4) She also fails to correctly describe the snake with legs (it wasn't standing on its tail).
But William is certain her use of the word "long" must be dead accurate, assuming her perception of long
is more than several feet.
It seems more likely that the papyri slides or sheets were laid out on the table back to back, appearing as one long roll. It is unrealistic to think Granny Smith would be constantly "rolling" and "unrolling" an eroding ancient document that was to be shown to strangers on a regular basis. The whole idea was to keep the collection preserved, and they were cut and glued to slides for preservation.
The reason apologetic versions of the Haven account never include the context probably has something to do with the fact that what Haven describes is clearly part of the extant material
. This completely undermines any attempts to prove she was referencing missing
material. These anecdotes throw cold water on apologetic hopes of establishing a missing source for the Book of Abraham, because she claims to be looking right at it!
when you stop to consider what kinds of things an 18-year-old woman would most notice in such an experience, it would be the kinds of elements we read in Haven's account: the length of the roll and the nature of the illustrations on the papyrus itself.
This is apologetic subterfuge at its finest! Will says Haven has given us the length of the roll
! She hasn't. "Long" doesn't tell us the length
anymore than "heavy" gives us the weight
The last apologetic hope, it seems, is to hang onto the word "long" for dear life. So how long
is long? By what method does Will propose in determining Haven's usage of the word "long"? He doesn't say. It seems he's just content to imply long means extremely
long or maybe outrageously
long, when it could very well be just a few feet. That seems more likely since a few feet would
appear long by comparison to the other scraps.
Will is clearly unaware of the fact that the Haven account has been address on numerous occassions
over the past three decades, and only recently has the Blanchard reference been thrown into the mix, leading impressionable and naïve folks to believe it somehow counts as a second independent witness for the supposed, "long" description. But it gets worse. Will also refers to "others" who testify to a "long" roll. He wants us to believe that there are at least four
independent eye-witnesses who explicitly say "long" roll, and that he is providing only one
of them for the sake of brevity. The fact is there exists only one! It simply doesn't get anymore deceptive than this.
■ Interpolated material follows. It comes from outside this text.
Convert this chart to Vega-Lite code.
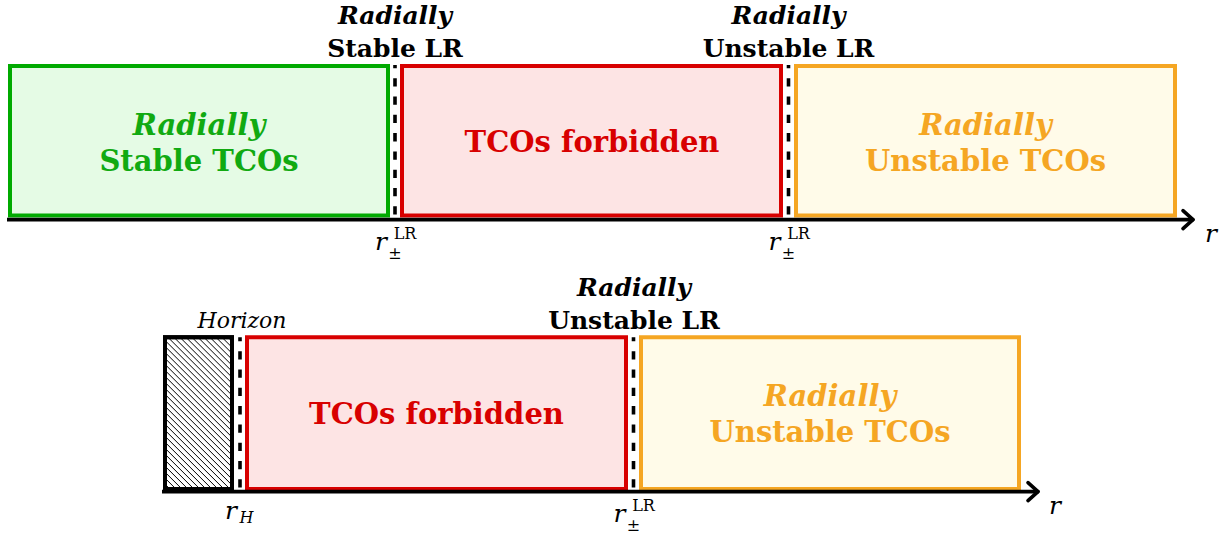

But since Will wants to accuse critics of being afraid of these so-called devastating eye-witness accounts, I suppose this would be a good time to ask him why John Gee finally got around to acknowledging the William I. Appleby account in 1999, but failed to provide the context that essentially refuted the argument he was trying to make. What follows is the full context of this statement from his journal entry of May 5, 1841:
To day I paid Br Joseph a visit. Saw the Rolls of papyrus and the writings thereon, taken from off the bosom of the Male Mummy, having some of the writings of ancient Abraham and of Joseph that was sold in Egypt. The writings are chiefly in the Egyptian language with the exception of a little Hebrew. I believe they give a description of some of the scenes in Ancient Egypt, of their worship, their Idol gods, etc. The writings are beautiful and plain, composed of red, and black inks. There is a perceptible difference, between the writings. Joseph, appears to have been the best scribe.
There are representations of men, beasts, Birds, Idols and oxen attached to a kind of plough, a female guiding it. Also the serpent when he beguiled Eve. He appears with two legs, erect in form and appearance of man. But his head in the form, and representing the Serpent, with his forked tongue extended. There are likewise representations of an Alter erected, with a man bound and laid thereon, and a Priest with a knife in his hand, standing at the foot, with a dove over the person bound on the Altar with several Idol gods standing around it. A Celestial globe with the planet Kolob of first creation of the supreme being - a planet of light, - which planet - makes a revolution once in a thousand years, - Also the Lord revealing the Grand key words of the Holy Priesthood, to Adam in the garden of Eden, as also to Seth, Noah, Melchizedek, Abraham, and to all whom the Priesthood was revealed.
Abraham also in the Court of Pharaoh sitting upon the King's throne reasoning upon Astronomy, with a crown on his head, representing the Priesthood as emblematical of the grand Presidency in Heaven. And King Pharaoh, standing behind him, together with a Prince - a principle waiter, and a black slave of the King. A genealogy of the Mummies, and the Epitaphs and their deaths, etc., etc., are also distinctly represented on the Papyrus which is called the "Book of Abraham."
The Male mummy was one of the Ancient Pharaohs of Egypt, a Priest, as he is embalmed with his tongue extended, representing a speaker: The females were his wife and two daughters, as a part of the writing has been translated, and informs us, who they were, also whose writing it is, and when those mummies were embalmed, which is nearly four thousand years ago.
Appleby goes into strenuous detail in explaining what exactly it was he saw. He confirms that there is a "perceptible difference" between the writings of Abraham and Joseph, pointing out that "Joseph was the better scribe." This clearly points to the Horus scroll as the source for the Book of Abraham, which, as Ed Ashment pointed out nearly two decades ago:
despite Nibley, the evidence indicates that the Book of Abraham was developed from "that badly written, poorly preserved little text, entirely devoid of rubrics, which is today identified as the [Breathing Permit of Hor]."
Contrary to Will's assertion, the abundance of eye-witness testimony describing the Joseph Smith Papyri collection points us directly to extant portions that we can clearly identify
. But I guess it is easy to make these arguments when you're only showing a fraction of the testimonies, divorced from their contexts.